神楽殿焼失を教訓に 橿原神宮で消防訓練
2025年02月5日 産経新聞奈良支局 最新ニュース

外拝殿の前で一斉放水が行われた消防訓練=橿原市
橿原神宮(橿原市久米町)の国重要文化財だった神楽殿が平成5年2月4日に失火で全焼したことを教訓に、同神宮と橿原消防署などの合同消防訓練が4日、境内で行われた。火災から30年以上経過し、当時を知る職員は少なくなったといい、参加者らは訓練を通じて防火へ気を引き締めていた。 訓練は、外拝殿から出火したとの想定で行われ、職員や消防署員ら約80が参加。巫女(みこ)や職員たちが消火器や放水銃で初期消火の訓練をし、消防車から一斉放水が行われた。

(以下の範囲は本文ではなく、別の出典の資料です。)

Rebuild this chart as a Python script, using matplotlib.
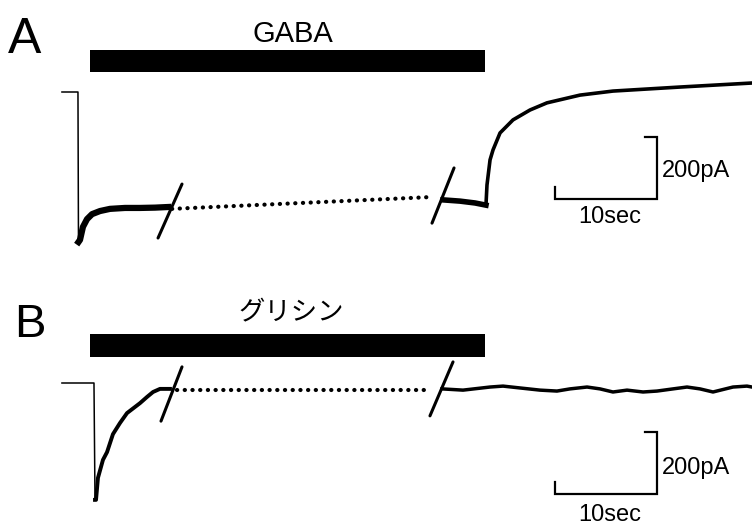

平成5年の火災では、境内で燃やした枯れ枝の火の粉が神楽殿の檜皮(ひわだ)葺きの屋根に飛び火して全焼したという。焼失前の神楽殿は、江戸時代末の安政2(1855)年に京都御所に建てられ、明治年の橿原神宮創建に合わせて明治天皇の意向で移築されていた。
焼失した神楽殿は平成8年に再建され、神楽殿や拝殿の周囲に放水銃を設置するなど防火対策を強化した。当時の火災を知る上田宗弘権宮司は「神宮にとって2月4日は忘れてはいけない日。訓練を機に防火意識を高め、いざというときにも適切に行動できるよう努めたい」と話した。